# Job
Retype each line of the material exactly, please, skipping any picture in it.

****

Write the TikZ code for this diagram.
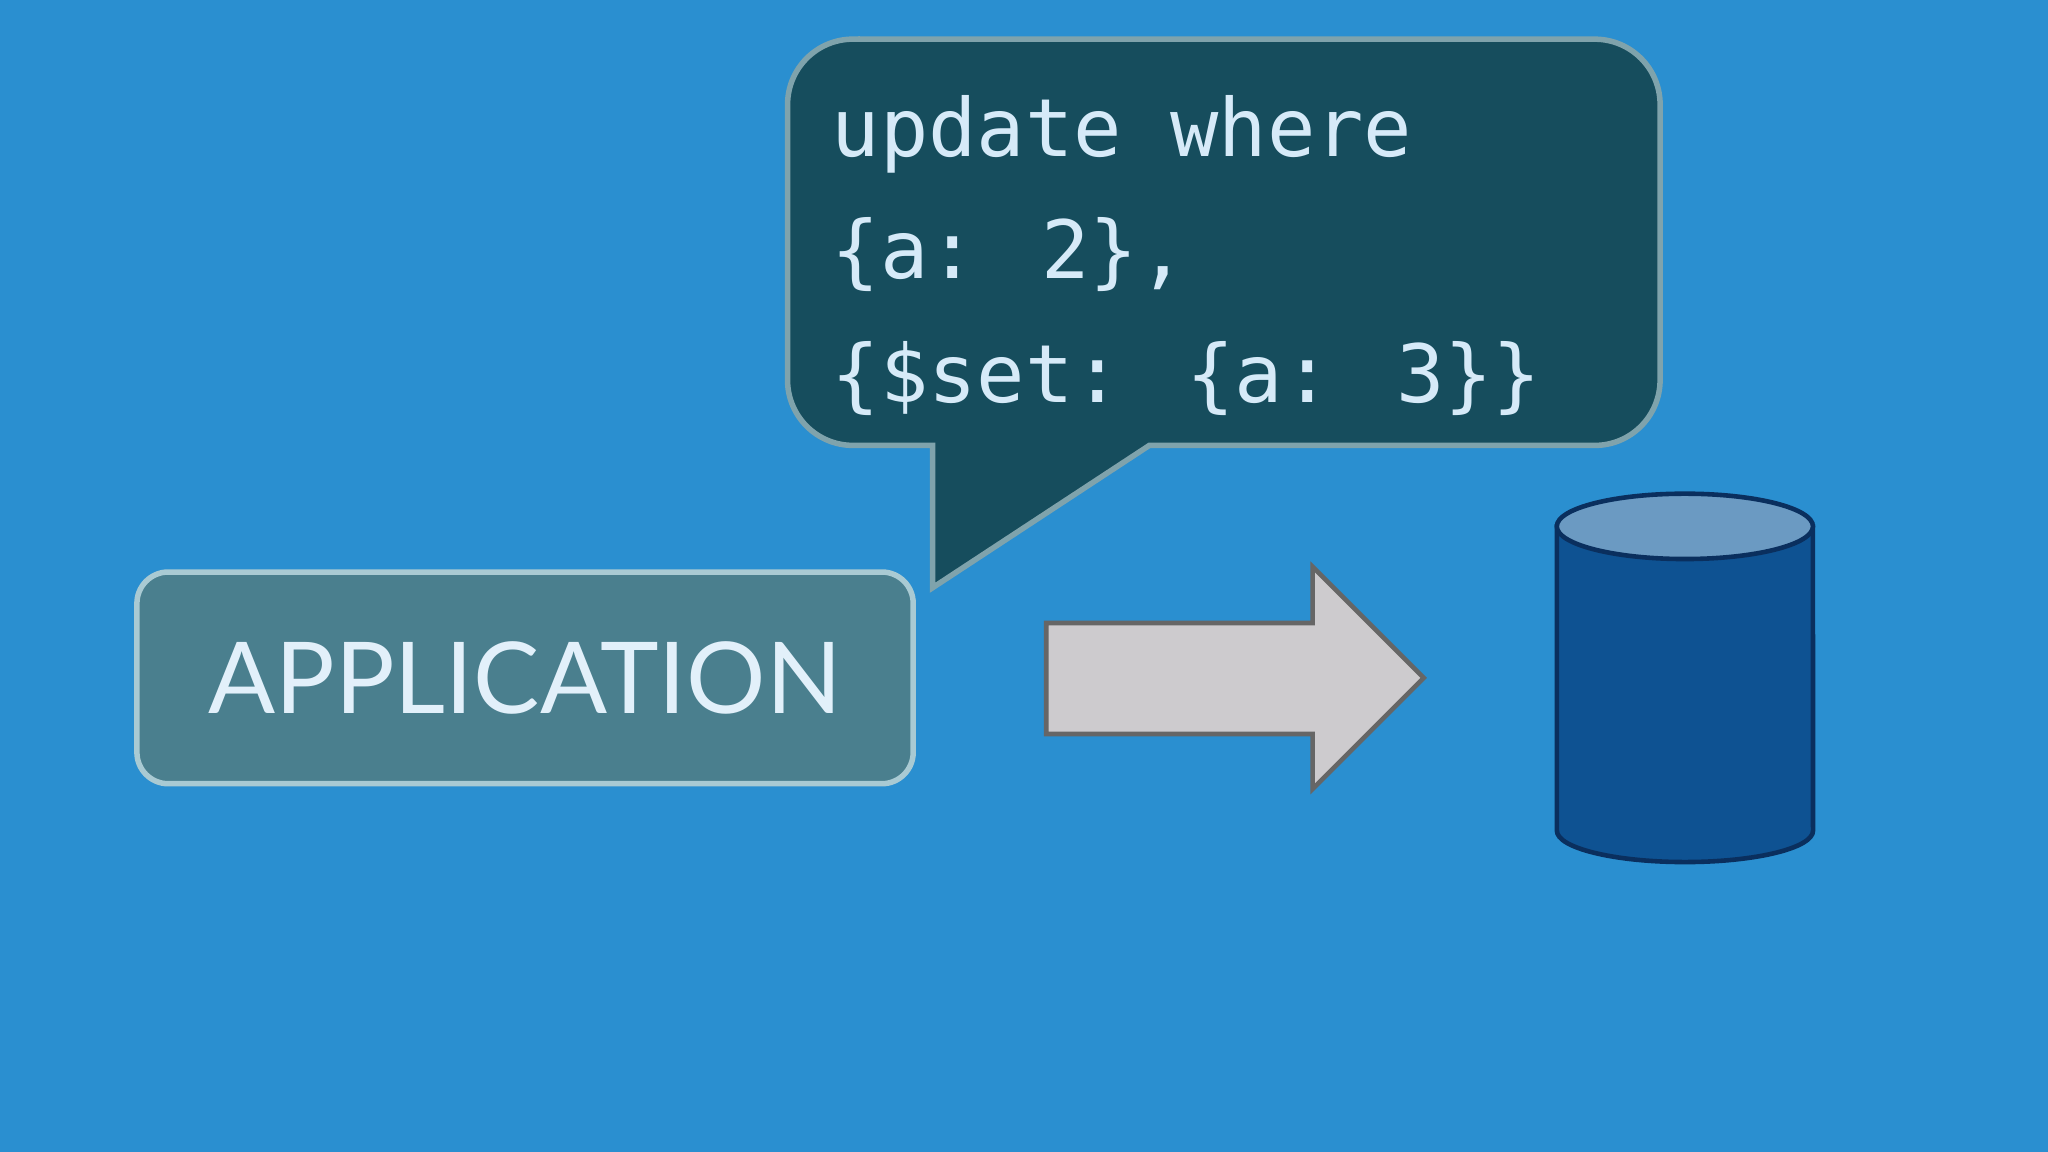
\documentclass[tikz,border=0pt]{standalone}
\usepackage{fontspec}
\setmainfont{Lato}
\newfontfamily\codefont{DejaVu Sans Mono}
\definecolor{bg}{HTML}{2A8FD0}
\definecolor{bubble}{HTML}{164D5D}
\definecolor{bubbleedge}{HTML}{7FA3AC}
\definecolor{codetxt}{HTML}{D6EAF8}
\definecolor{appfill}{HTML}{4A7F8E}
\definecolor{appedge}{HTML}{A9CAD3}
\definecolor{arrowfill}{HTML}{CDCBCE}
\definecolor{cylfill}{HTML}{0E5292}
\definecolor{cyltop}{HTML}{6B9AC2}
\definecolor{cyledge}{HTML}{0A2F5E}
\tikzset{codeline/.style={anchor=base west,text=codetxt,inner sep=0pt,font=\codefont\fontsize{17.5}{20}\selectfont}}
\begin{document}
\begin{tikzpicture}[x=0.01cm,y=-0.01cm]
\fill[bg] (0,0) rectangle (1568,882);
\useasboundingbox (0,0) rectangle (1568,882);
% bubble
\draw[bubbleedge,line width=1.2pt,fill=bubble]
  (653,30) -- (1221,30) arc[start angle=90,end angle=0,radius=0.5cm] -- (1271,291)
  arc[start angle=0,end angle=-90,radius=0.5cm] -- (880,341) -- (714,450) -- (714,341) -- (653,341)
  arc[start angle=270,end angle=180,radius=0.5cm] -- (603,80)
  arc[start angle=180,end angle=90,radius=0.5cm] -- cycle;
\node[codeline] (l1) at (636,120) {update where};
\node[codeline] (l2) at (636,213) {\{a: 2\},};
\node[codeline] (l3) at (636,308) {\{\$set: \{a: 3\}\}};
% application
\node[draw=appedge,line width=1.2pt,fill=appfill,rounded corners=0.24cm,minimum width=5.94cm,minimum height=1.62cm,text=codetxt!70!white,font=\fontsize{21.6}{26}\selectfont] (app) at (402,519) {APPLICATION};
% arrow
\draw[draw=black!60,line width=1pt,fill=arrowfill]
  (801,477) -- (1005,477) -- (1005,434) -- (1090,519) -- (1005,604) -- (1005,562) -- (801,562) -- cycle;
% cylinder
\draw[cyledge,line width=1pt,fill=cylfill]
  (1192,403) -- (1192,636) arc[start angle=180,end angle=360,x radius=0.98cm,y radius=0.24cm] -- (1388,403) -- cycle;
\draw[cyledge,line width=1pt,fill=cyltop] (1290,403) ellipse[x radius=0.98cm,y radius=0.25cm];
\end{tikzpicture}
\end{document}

****

# Solution to the problem
Write the TikZ code for this diagram.
\documentclass[tikz,border=0pt]{standalone}
\usepackage{fontspec}
\setmainfont{Lato}
\newfontfamily\codefont{DejaVu Sans Mono}
\definecolor{bg}{HTML}{2A8FD0}
\definecolor{bubble}{HTML}{164D5D}
\definecolor{bubbleedge}{HTML}{7FA3AC}
\definecolor{codetxt}{HTML}{D6EAF8}
\definecolor{appfill}{HTML}{4A7F8E}
\definecolor{appedge}{HTML}{A9CAD3}
\definecolor{arrowfill}{HTML}{CDCBCE}
\definecolor{cylfill}{HTML}{0E5292}
\definecolor{cyltop}{HTML}{6B9AC2}
\definecolor{cyledge}{HTML}{0A2F5E}
\tikzset{codeline/.style={anchor=base west,text=codetxt,inner sep=0pt,font=\codefont\fontsize{17.5}{20}\selectfont}}
\begin{document}
\begin{tikzpicture}[x=0.01cm,y=-0.01cm]
\fill[bg] (0,0) rectangle (1568,882);
\useasboundingbox (0,0) rectangle (1568,882);
% bubble
\draw[bubbleedge,line width=1.2pt,fill=bubble]
  (653,30) -- (1221,30) arc[start angle=90,end angle=0,radius=0.5cm] -- (1271,291)
  arc[start angle=0,end angle=-90,radius=0.5cm] -- (880,341) -- (714,450) -- (714,341) -- (653,341)
  arc[start angle=270,end angle=180,radius=0.5cm] -- (603,80)
  arc[start angle=180,end angle=90,radius=0.5cm] -- cycle;
\node[codeline] (l1) at (636,120) {update where};
\node[codeline] (l2) at (636,213) {\{a: 2\},};
\node[codeline] (l3) at (636,308) {\{\$set: \{a: 3\}\}};
% application
\node[draw=appedge,line width=1.2pt,fill=appfill,rounded corners=0.24cm,minimum width=5.94cm,minimum height=1.62cm,text=codetxt!70!white,font=\fontsize{21.6}{26}\selectfont] (app) at (402,519) {APPLICATION};
% arrow
\draw[draw=black!60,line width=1pt,fill=arrowfill]
  (801,477) -- (1005,477) -- (1005,434) -- (1090,519) -- (1005,604) -- (1005,562) -- (801,562) -- cycle;
% cylinder
\draw[cyledge,line width=1pt,fill=cylfill]
  (1192,403) -- (1192,636) arc[start angle=180,end angle=360,x radius=0.98cm,y radius=0.24cm] -- (1388,403) -- cycle;
\draw[cyledge,line width=1pt,fill=cyltop] (1290,403) ellipse[x radius=0.98cm,y radius=0.25cm];
\end{tikzpicture}
\end{document}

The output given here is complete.